A few years ago, in the depths of the recession, Harvard was faced with the prospect of a massive, complicated project: renovating all 16 first-year dorms.
The project was long overdue, as the dorms, though livable, were in serious need of improvements to resolve structural and aesthetic problems. Given only the summer months during which no students inhabited the dorms, the time constraints were formidable.
"Harvard had to do the renovations on a very tight time schedule," says Lamont University Professor Emeritus John T. Dunlop, who mediated the agreement. "You can't have trouble on the job and have the freshman class camped out for a week."
At the same time, the bottom had fallen out of the Massachusetts construction business in the late 1980s with the crash of the real estate market. Construction workers, who had thrived with the real estate boom, were suddenly unemployed in massive numbers.
Harvard needed a way to meet both the construction unions' desire for a good job and the University's desire for fast, quality work at a decent price for an institution also feeling the pinch of the recession.
Enter the $80 million Project Labor Agreement of 1992. The agreement set a standard for the Yard renovations that satisfied the needs of both labor and management.
However, on projects outside the Yard, even just across Massachusetts Avenue, labor unions charge, Harvard has chosen not to follow the spirit of the agreement. To some extent, the University's essentially autonomous schools continue their policies of usually taking the lowest bid, union label or no, the unions charge.
Area unions accuse Harvard of neglecting its responsibility to the community by hiring substandard labor at cheap prices. Planning officials, on the other hand, say that they want to encourage savings and they don't want to interfere with various schools' hiring policies.
Across the University, a loose framework for hiring, justified by a pursuit for "efficiency," has irked these union workers, who thought they had turned the corner in negotiating jobs with the University.
Under the Project Labor Agreement, Harvard agreed that all work done on the dorms (and on Holyoke Center) would be done by union labor.
In return, Harvard asked for several concessions: The unions forfeit their right to strike or protest the work; union workers also give up the increase in wages usually paid on night shifts; and, among other concessions, workers take a 10 percent pay cut on all renovation work covered by the pact.
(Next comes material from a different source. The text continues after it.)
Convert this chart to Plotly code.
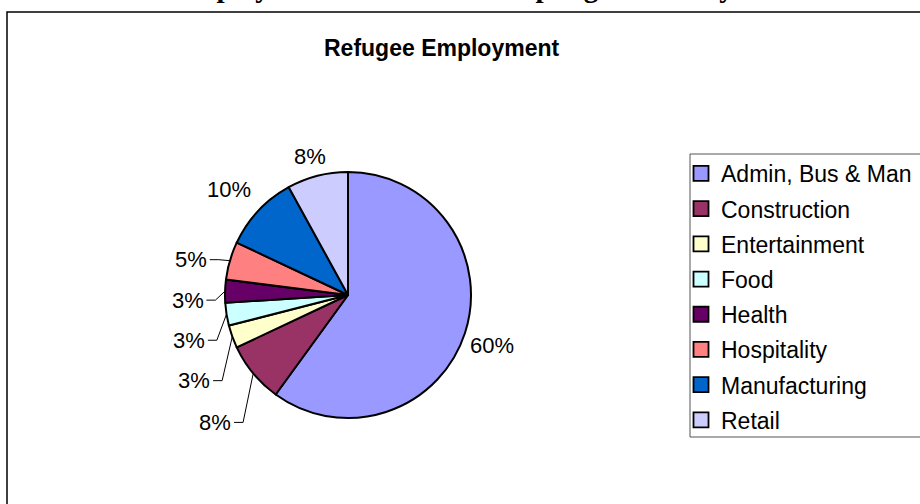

The agreement has few detractors on either side. "It brings jobs in with more certain savings," says Kristen S. Demong, head of Harvard Real Estate, which is managing the renovation of Holyoke Center. "It's nice to have balancing partnerships."
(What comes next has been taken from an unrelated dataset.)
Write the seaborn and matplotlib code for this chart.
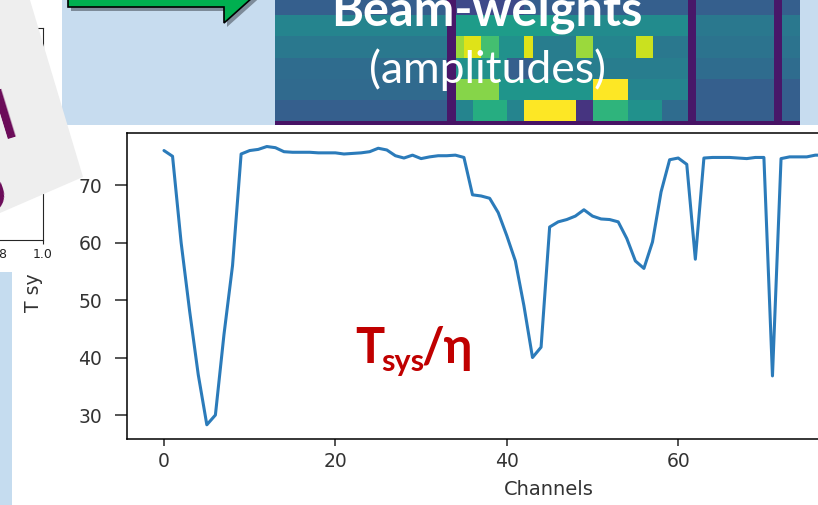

David P. Tamborella, a member of the Carpenters' Union Local 40, says the benefits go both ways. "Harvard gets a good deal. So do we, because it keeps us working. We have to keep working--times are tough right now."
The differences between labor and management stem, however, from one key phrase frequently repeated in the document: "work covered by this agreement."
To date, five additional renovation jobs and one construction job, the new Hillel building, have been tacked on to the agreement one by one. But no attempt has been made to expand the agreement University-wide to establish a set of stricter hiring standards.